AA, El Beşir’in yardımcısının Erdoğan ile görüşmesinin fotoğrafını servise koyduğunu açıklamasına rağmen, söz konusu fotoğrafa basın ulaşamadı
Darfur bölgesinde Arap olmayan nüfusa ve Hıristiyan Afrikalılara yönelik soykırım yapmaktan sorumlu tutulan ve Uluslararası Ceza Mahkemesi Başsavcısı tarafından tutuklanması istenen Sudan Devlet Başkanı ümer El Beşir’in Kıdemli Yardımcısı* Ali Osman Muhammed Taha*’nın, önceki gün Ankara’ya yaptığı ziyaret* ‘sessiz sedasız’* geçti. 

2008’de, El Beşir’in Türkiye ziyaretinin ve Anıtkabir’de yaşanan protokol krizinin yankıları nedeniyle, bu ziyaretin düşük profilli olduğu yorumları yapıldı.

Taha, Cumhurbaşkanı Vekili ve TBMM Başkanı Köksal Toptan ile görüştükten sonra Başbakan Erdoğan ile görüştü. Görüşme öncesi sadece Anadolu Ajansı’nın foto muhabiri, görüntü için konuta alındı. Taha’nın Erdoğan’la temaslarına ilişkin olarak, Başbakanlıktan herhangi bir resmi bilgilendirme yapılmaması dikkat çekti. 

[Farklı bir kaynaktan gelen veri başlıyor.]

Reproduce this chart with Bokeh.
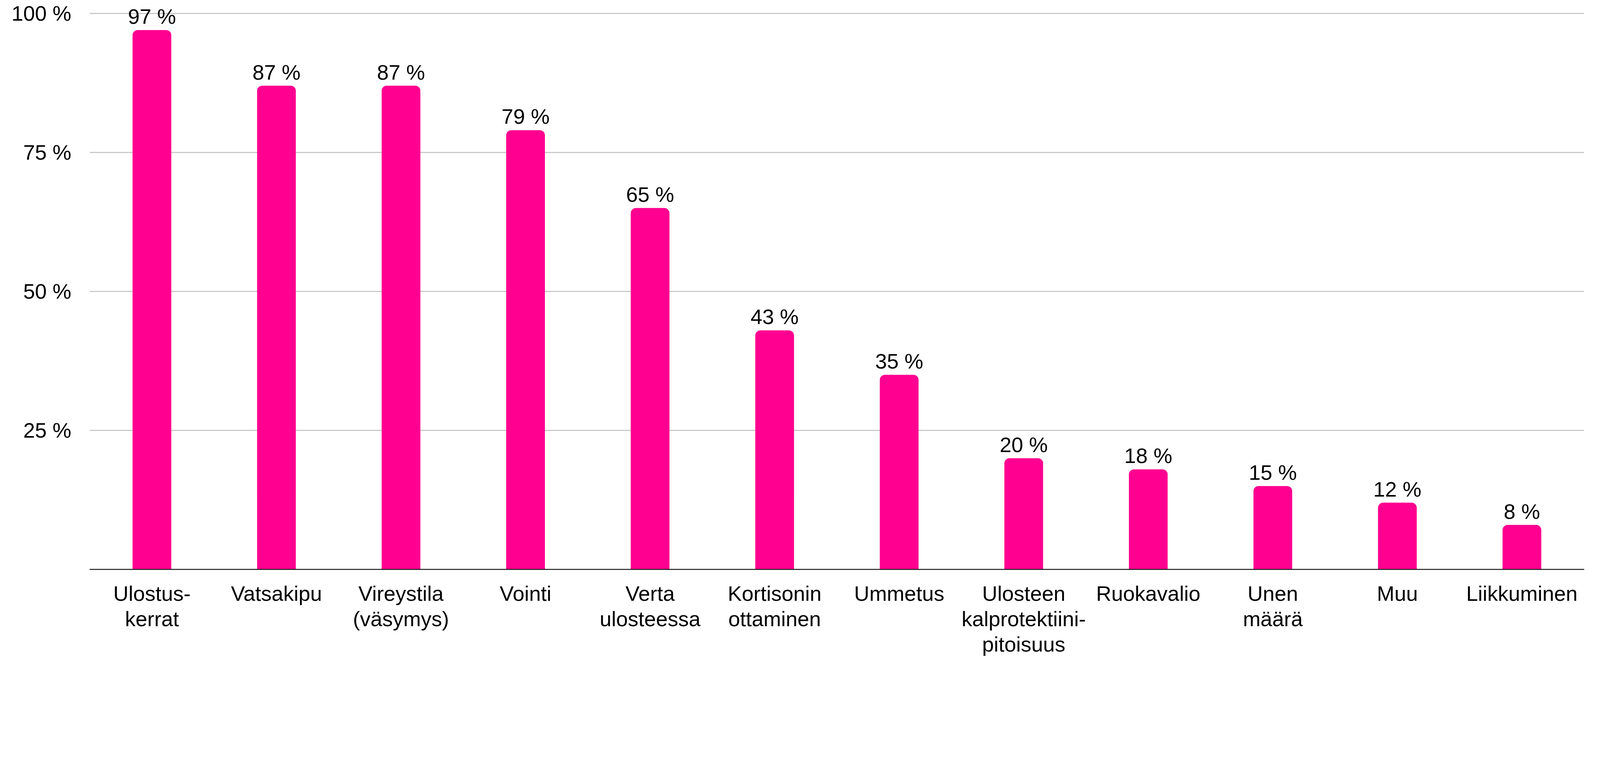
from bokeh.plotting import figure
from bokeh.models import FactorRange, Range1d, FixedTicker, PrintfTickFormatter, ColumnDataSource
from bokeh.core.properties import value
from bokeh.embed import file_html
from bokeh.resources import INLINE

categories = [
    "Ulostus-\nkerrat",
    "Vatsakipu",
    "Vireystila\n(väsymys)",
    "Vointi",
    "Verta\nulosteessa",
    "Kortisonin\nottaminen",
    "Ummetus",
    "Ulosteen\nkalprotektiini-\npitoisuus",
    "Ruokavalio",
    "Unen\nmäärä",
    "Muu",
    "Liikkuminen",
]
values = [97, 87, 87, 79, 65, 43, 35, 20, 18, 15, 12, 8]
value_labels = [f"{v} %" for v in values]
y_ticks = [25, 50, 75, 100]

FONT = "Liberation Sans"
PINK = "#FF0090"
FS = "54px"

src = ColumnDataSource(dict(cat=categories, val=values, lab=value_labels))

p = figure(
    width=4098, height=1700,
    x_range=FactorRange(factors=categories, range_padding=0),
    y_range=Range1d(0, 102.38),
    output_backend="svg", toolbar_location=None,
    min_border_left=229, min_border_right=43,
    min_border_top=0, min_border_bottom=242,
)
p.outline_line_color = None
p.background_fill_color = "white"
p.border_fill_color = "white"

p.vbar(x="cat", top="val", width=0.311, source=src, fill_color=PINK,
       line_color=None, border_radius=(13, 13, 0, 0))

p.text(x="cat", y="val", text="lab", source=src, y_offset=-5,
       text_align="center", text_baseline="bottom",
       text_font=value(FONT), text_font_size=FS, text_color="black")

# grid
p.xgrid.grid_line_color = None
p.ygrid.ticker = FixedTicker(ticks=[0] + y_ticks)
p.ygrid.grid_line_color = "#C0C0C0"
p.ygrid.grid_line_width = 2.5

# y axis
ya = p.yaxis[0]
ya.ticker = FixedTicker(ticks=y_ticks)
ya.formatter = PrintfTickFormatter(format="%d %%")
ya.axis_line_color = None
ya.major_tick_line_color = None
ya.minor_tick_line_color = None
ya.major_tick_out = 0
ya.major_tick_in = 0
ya.major_label_standoff = 47
ya.major_label_text_font = FONT
ya.major_label_text_font_size = FS
ya.major_label_text_color = "black"

# x axis
xa = p.xaxis[0]
xa.axis_line_color = "#1a1a1a"
xa.axis_line_width = 2.5
xa.major_tick_line_color = None
xa.minor_tick_line_color = None
xa.major_tick_out = 0
xa.major_tick_in = 0
xa.major_label_standoff = 31
xa.major_label_text_font = FONT
xa.major_label_text_font_size = FS
xa.major_label_text_color = "black"
xa.major_label_orientation = "horizontal"
xa.major_label_text_line_height = 1.09

open("out.html", "w").write(file_html(p, INLINE))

Anadolu Ajansı’nın (AA), Erdoğan-Taha görüşmesine ilişkin olarak önceki akşam yayına koyduğu haberde *“fotoğraflı”* denilmesine rağmen, basın-yayın organları söz konusu fotoğraflara ulaşamadı. Sistemde hiçbir teknik aksaklık görünmemesi de dikkat çekti. AA yetkilileri dün konuya ilişkin sorular karşısında, ‘söz konusu fotoğrafların servise konulduğunu, ayrıca ajansın internet sitesinde yayınlandığını’ savundular.

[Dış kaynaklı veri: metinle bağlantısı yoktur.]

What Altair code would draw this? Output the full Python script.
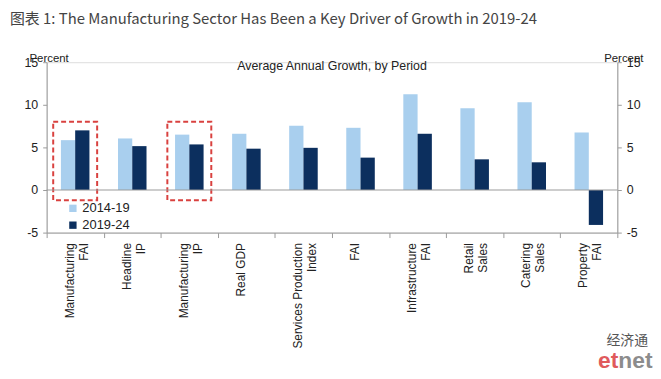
import altair as alt
import pandas as pd

# ---- data ----
categories = ["Manufacturing|FAI", "Headline|IP", "Manufacturing|IP", "Real GDP",
              "Services Production|Index", "FAI", "Infrastructure|FAI",
              "Retail|Sales", "Catering|Sales", "Property|FAI"]
periods = ["2014-19", "2019-24"]
growth_2014_19 = [5.85, 6.05, 6.5, 6.6, 7.55, 7.3, 11.25, 9.6, 10.3, 6.75]
growth_2019_24 = [7.0, 5.15, 5.35, 4.85, 4.95, 3.8, 6.6, 3.6, 3.25, -4.1]
highlighted = ["Manufacturing|FAI", "Manufacturing|IP"]
box_top = [8.0, 8.0]
box_bottom = [-1.2, -1.2]
y_ticks = [-5, 0, 5, 10, 15]
zero_line = [0]

title_text = "图表 1: The Manufacturing Sector Has Been a Key Driver of Growth in 2019-24"
subtitle_text = "Average Annual Growth, by Period"

rows = []
for c, a, b in zip(categories, growth_2014_19, growth_2019_24):
    rows.append({"category": c, "period": periods[0], "value": a})
    rows.append({"category": c, "period": periods[1], "value": b})
df = pd.DataFrame(rows)
box_df = pd.DataFrame({"category": highlighted, "top": box_top, "bottom": box_bottom})
zero_df = pd.DataFrame({"z": zero_line})

FONT = "Liberation Sans"
GREY = "#9a9a9a"
W, H = 576, 172

yscale = alt.Scale(domain=[-5, 15], nice=False, zero=False)

x_axis = alt.Axis(title=None, labelAngle=-90, labelAlign="right", labelBaseline="middle",
                  labelExpr="datum.value ? split(datum.value, '|') : ''", tickBand="extent",
                  domainColor=GREY, tickColor=GREY, tickSize=5, labelPadding=5,
                  labelOffset=-6,
                  labelFont=FONT, labelFontSize=12, labelColor="#222", labelLineHeight=14,
                  grid=False)

def y_axis(orient, tx):
    return alt.Axis(orient=orient, values=y_ticks, title="Percent", titleAngle=0,
                    titleX=tx, titleY=-4, titleAlign="center", titleBaseline="middle",
                    titleFont=FONT, titleFontSize=11.5, titleFontWeight="normal",
                    titleColor="#222", grid=False, tickSize=4, labelPadding=5,
                    labelExpr="'' + datum.value",
                    labelFont=FONT, labelFontSize=12.5, labelColor="#222",
                    domainColor=GREY, tickColor=GREY)

left_axis = y_axis("left", 2)
right_axis = y_axis("right", 6)

xenc = alt.X("category:N", sort=categories,
             scale=alt.Scale(paddingInner=0, paddingOuter=0), axis=x_axis)

bars = alt.Chart(df).mark_bar().encode(
    x=xenc,
    xOffset=alt.XOffset("period:N", sort=periods,
                        scale=alt.Scale(paddingInner=0, paddingOuter=alt.ExprRef(expr="1.05"))),
    y=alt.Y("value:Q", scale=yscale, axis=left_axis),
    color=alt.Color("period:N", sort=periods,
                    scale=alt.Scale(domain=periods, range=["#a9cfee", "#0c2f5e"]),
                    legend=alt.Legend(title=None, orient="none", legendX=20, legendY=141,
                                      symbolType="square", symbolSize=55, symbolStrokeWidth=0,
                                      labelFont=FONT, labelFontSize=13, labelColor="#222",
                                      rowPadding=3, labelOffset=3, padding=0)),
)

boxes = alt.Chart(box_df).mark_bar(
    fillOpacity=0, stroke="#d9413f", strokeWidth=2, strokeDash=[5, 3],
    width=alt.RelativeBandSize(0.77)
).encode(
    x=xenc,
    y=alt.Y("top:Q", scale=yscale, axis=left_axis),
    y2="bottom:Q",
)

zero = alt.Chart(zero_df).mark_rule(color=GREY, strokeWidth=1).encode(
    y=alt.Y("z:Q", scale=yscale, axis=right_axis)
)

subtitle = alt.Chart(zero_df).mark_text(
    text=subtitle_text, font=FONT, fontSize=12.5, color="#222", align="center", baseline="middle"
).encode(x=alt.value(W / 2), y=alt.value(4))

wm1 = alt.Chart(zero_df).mark_text(
    text="经济通", font="Noto Sans CJK SC", fontSize=14, color="#555", align="center", baseline="middle"
).encode(x=alt.value(586), y=alt.value(281))
wm2 = alt.Chart(zero_df).mark_text(
    text="et", font=FONT, fontSize=23, fontWeight="bold", color="#e05a5c", align="right", baseline="middle"
).encode(x=alt.value(577), y=alt.value(302))
wm3 = alt.Chart(zero_df).mark_text(
    text="net", font=FONT, fontSize=23, fontWeight="bold", color="#8c8c8c", align="left", baseline="middle"
).encode(x=alt.value(577), y=alt.value(302))

inner = alt.layer(bars, boxes)
chart = alt.layer(inner, zero, subtitle, wm1, wm2, wm3).resolve_scale(y="independent").properties(
    width=W, height=H,
    autosize=alt.AutoSizeParams(type="none"),
    padding={"left": 39, "top": 53, "right": 36, "bottom": 140},
    title=alt.TitleParams(title_text, anchor="start", frame="group", font="Noto Sans CJK SC",
                          fontSize=15, fontWeight="normal", color="#444", dx=-37, offset=26),
).configure_view(stroke=None).configure(background="white")

chart.save("out.html", embed_options={"renderer": "svg", "actions": False})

Fotoğraf, Başbakanlık Basın Merkezi ile Anadolu Ajansı’nın (AA) internet sitelerinde yer aldı. Ancak AA, abonelerinin ulaşamadığı fotoğrafı yeniden servise koymadı.



*‘Rahatsızlandı’*
Erdoğan’la görüşen Taha, rahatsızlandığı gerekçesiyle 21.00’de yapılacağı duyurulan basın toplantısına katılmadı.(Fotoğraf Başbakanlık Basın Merkezi’nin sitesinden alınmıştır.)



...

----------